Jobs can also be submitted interactively with qsub. For example, instead of putting "a.out ..." in a file and then submitting that file, the job could be submitted interactively as follows:

  qsub <ENTER>
  a.out <file.input >file.output <ENTER>
  <CONTROL-D>

Using the Big Node

The compute node named "compute-4d-0-0" has more memory and scratch disk space than the other nodes. To use this special node, add "-l bignode" to the qsub command. For example:

  qsub -l bignode scriptfile

Submitting Parallel Jobs

SGE uses parallel environments to control the execution of parallel jobs. A parallel environment, or PE, is a collection of settings that is configured by the system administrator. These settings define parameters such as how to allocate nodes and the processors within those nodes. Several PEs are defined on hydra, but most users will need only two: mpich and g03.

Programs that use MPI, such as AMBER, should use the mpich PE. This will allow the queue system to allocate any available processors across all compute nodes. To use the mpich PE, add "-pe mpich n" to the qsub command, where n is the number of processors you wish to request. For example, to submit a job that will use 8 processors, type:

  qsub -pe mpich 8 scriptfile

Note that these 8 processors could be allocated as 4 processors each on 2 nodes, or 2 processors each on 4 nodes, or in any other combination that sums to 8.

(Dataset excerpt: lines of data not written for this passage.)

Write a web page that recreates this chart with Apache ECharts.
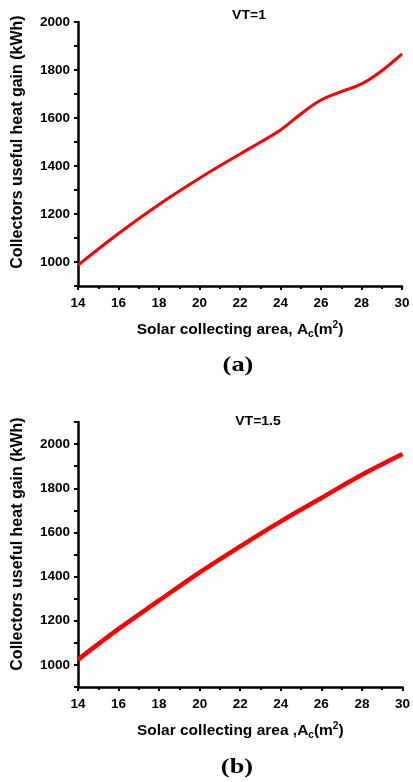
<!DOCTYPE html>
<html>
<head>
<meta charset="utf-8">
<script src="https://cdn.jsdelivr.net/npm/echarts@6/dist/echarts.min.js"></script>
<style>
  html, body { margin: 0; padding: 0; background: #fff; }
  #chart { width: 413px; height: 782px; }
</style>
</head>
<body>
<div id="chart"></div>
<script>
// Solar collecting area (m²) and collectors useful heat gain (kWh)
const areaA = [14, 16, 18, 20, 22, 23, 24, 25, 26, 27, 28, 29, 30];
const gainA = [987, 1119, 1240, 1349, 1450, 1499, 1550, 1617, 1675, 1710, 1742, 1797, 1867];

const areaB = [14, 16, 18, 20, 22, 24, 26, 28, 30];
const gainB = [1024, 1163, 1292, 1419, 1537, 1650, 1756, 1861, 1955];

const panelLabels = ['(a)', '(b)'];
const vtLabels = ['VT=1', 'VT=1.5'];

const FONT = 'Liberation Sans, Arial, sans-serif';
const SERIF = 'Liberation Serif, Times New Roman, serif';
const chart = echarts.init(document.getElementById('chart'));

function pairs(xs, ys) { return xs.map((x, i) => [x, ys[i]]); }

function xAxisFor(gridIndex, namePrefix) {
  return {
    type: 'value', gridIndex, min: 14, max: 30, interval: 2,
    name: '{n|' + namePrefix + '}{sub|c}{n|(m}{sup|2}{n|)}',
    nameLocation: 'middle', nameGap: 34,
    nameTextStyle: {
      rich: {
        n: { fontFamily: FONT, fontWeight: 'bold', fontSize: 15.5, color: '#000' },
        sub: { fontFamily: FONT, fontWeight: 'bold', fontSize: 10, color: '#000', padding: [9, 0, 0, 0] },
        sup: { fontFamily: FONT, fontWeight: 'bold', fontSize: 10, color: '#000', padding: [0, 0, 9, 0] }
      }
    },
    axisLine: { onZero: false, lineStyle: { color: '#000', width: 2.5 } },
    axisTick: { inside: false, length: 4, lineStyle: { color: '#000', width: 2 } },
    minorTick: { show: true, splitNumber: 2, length: 3, lineStyle: { color: '#000', width: 2 } },
    axisLabel: { fontFamily: FONT, fontWeight: 'bold', fontSize: 13.5, color: '#000', margin: 10 },
    splitLine: { show: false }
  };
}

function yAxisFor(gridIndex, max) {
  return {
    type: 'value', gridIndex, min: 900, max, interval: 100,
    axisLine: { onZero: false, lineStyle: { color: '#000', width: 2.5 } },
    axisTick: { inside: false, length: 4, lineStyle: { color: '#000', width: 2 } },
    axisLabel: {
      fontFamily: FONT, fontWeight: 'bold', fontSize: 13.5, color: '#000', margin: 8,
      formatter: v => (v % 200 === 0 ? String(v) : '')
    },
    splitLine: { show: false }
  };
}

function yName(y) {
  return {
    type: 'text', x: 18, y, rotation: Math.PI / 2,
    style: { text: 'Collectors useful heat gain (kWh)', fontFamily: FONT, fontWeight: 'bold',
             fontSize: 16, fill: '#000', align: 'center', verticalAlign: 'middle' }
  };
}

function smallTitle(x, y, text) {
  return {
    type: 'text', x, y, scaleX: 1.12,
    style: { text, fontFamily: FONT, fontWeight: 'bold', fontSize: 12.5,
             fill: '#000', align: 'center', verticalAlign: 'middle' }
  };
}

function panelTag(x, y, text) {
  return {
    type: 'text', x, y, scaleX: 1.2,
    style: { text, fontFamily: SERIF, fontWeight: 'bold', fontSize: 22,
             fill: '#000', align: 'center', verticalAlign: 'middle' }
  };
}

chart.setOption({
  backgroundColor: '#fff',
  animation: false,
  grid: [
    { left: 78, right: 11, top: 22, bottom: 496 },
    { left: 78, right: 6, top: 422, bottom: 95 }
  ],
  xAxis: [
    xAxisFor(0, 'Solar collecting area, A'),
    xAxisFor(1, 'Solar collecting area ,A')
  ],
  yAxis: [
    yAxisFor(0, 2000),
    yAxisFor(1, 2100)
  ],
  series: [
    {
      type: 'line', xAxisIndex: 0, yAxisIndex: 0, data: pairs(areaA, gainA),
      smooth: 0.4, showSymbol: false, lineStyle: { color: '#ff0000', width: 3 }
    },
    {
      type: 'line', xAxisIndex: 1, yAxisIndex: 1, data: pairs(areaB, gainB),
      smooth: 0.4, showSymbol: false, lineStyle: { color: '#ff0000', width: 4.5 }
    }
  ],
  graphic: [
    yName(142),
    yName(544),
    smallTitle(249, 16, vtLabels[0]),
    smallTitle(258, 422, vtLabels[1]),
    panelTag(238, 365, panelLabels[0]),
    panelTag(237, 767, panelLabels[1])
  ]
});
</script>
</body>
</html>
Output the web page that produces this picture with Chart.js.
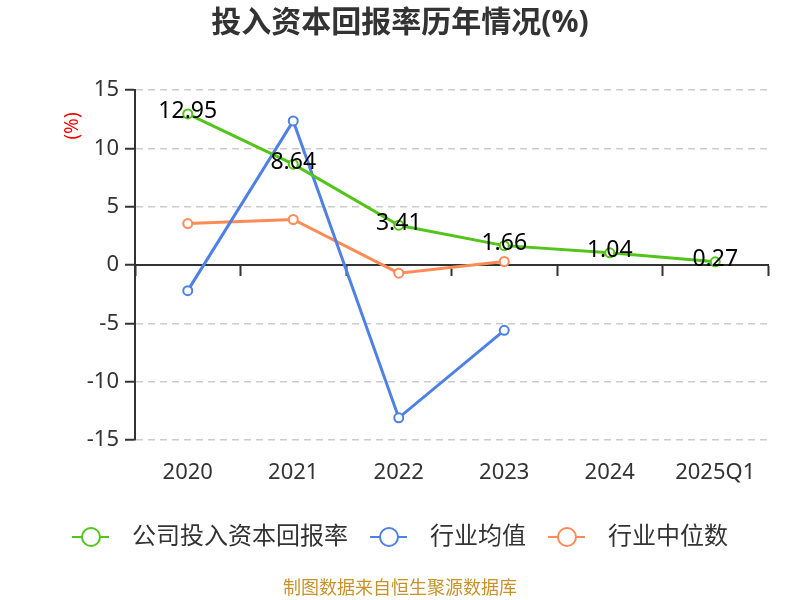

For shared memory programs like Gaussian 03, use the g03 PE. This will cause all of the allocated processors to be on the same node. Since the nodes only have 4 processor cores, you should not request more than 4 processors. If you do, your job will just sit in the queue and wait forever. To submit a shared memory 4 processor job, type:

  qsub -pe g03 4 scriptfile

Submitting GAMESS Jobs

Use the following command to submit a GAMESS job:

  gmssub [-b basisfile] [-m email] [-n ncpus] [qsub_args] file_name

where "file_name" is the name of your input file without the ".inp" extension. The optional qsub_args will be passed to SGE. If an email address is given, the output file will be sent to that address upon completion of the job. GAMESS can run in parallel in the cluster, and you must specify the number of processors to use on your job. If you do not wish to run your job in parallel, specify 1 processor.


Submitting Gaussian 03 Jobs

Use the following command to submit a Gaussian 03 job:

  g03sub [-m email] [qsub_args] file_name

where "file_name" is the name of your input file. The optional qsub_args will be passed to SGE. If an email address is given, the output file will be sent to that address upon completion of the job.

Note for parallel use: the g03sub command will look inside your input file for the %NProc= line, and it will automatically add the correct qsub options for a parallel job. You do NOT have to use the "-pe g03" option with g03sub.


Submitting Molpro Jobs

Use the following command to submit a Molpro 2006.01 job:

  m06sub [-n ncpus] file_name

where "file_name" is the name of your input file. To run the job in parallel, add "-n ncpus" to the command, where ncpus is the number of CPUs to use. For example, to use 4 CPUs, type the following:

  m06sub -n 4 file_name

Interactive Jobs

SGE allows interactive programs to be run in the queue system. To start an interactive job, type:

  qlogin

You should see some messages similar to:

  waiting for interactive job to be scheduled ...
  Your interactive job 1564 has been successfully scheduled.

Then you should get logged in to a compute node. At this point, your shell and every command you run will be executed under control of the queue system. When you logout of this shell, your queue session will end.


Getting the Status of a Job

To check the status of a job, use the qstat command. For example:

  qstat

will list all jobs running on hydra. The "qstat -f" command gives another useful view of the queues. It shows the execution queue on each node, along with the job(s) that are running on it and how many processors are being used.


Deleting a Job

The qdel command is used to delete a job from a queue. First get the job ID number by using the qstat command, then type qdel followed by the job ID.

For example, to delete job number 28, type:

  qdel 28

If you delete a running job, the queue system should kill all of the processes related to that job. However, the queue system cannot monitor certain kinds of parallel jobs. If you want to completely kill a parallel job, you should find out which nodes your job is running on ("qstat -f") BEFORE deleting it, then use qdel to delete the job. Finally, login to each of the nodes your job was running on and use the "ps" and "kill" commands to find and kill any of your remaining processes.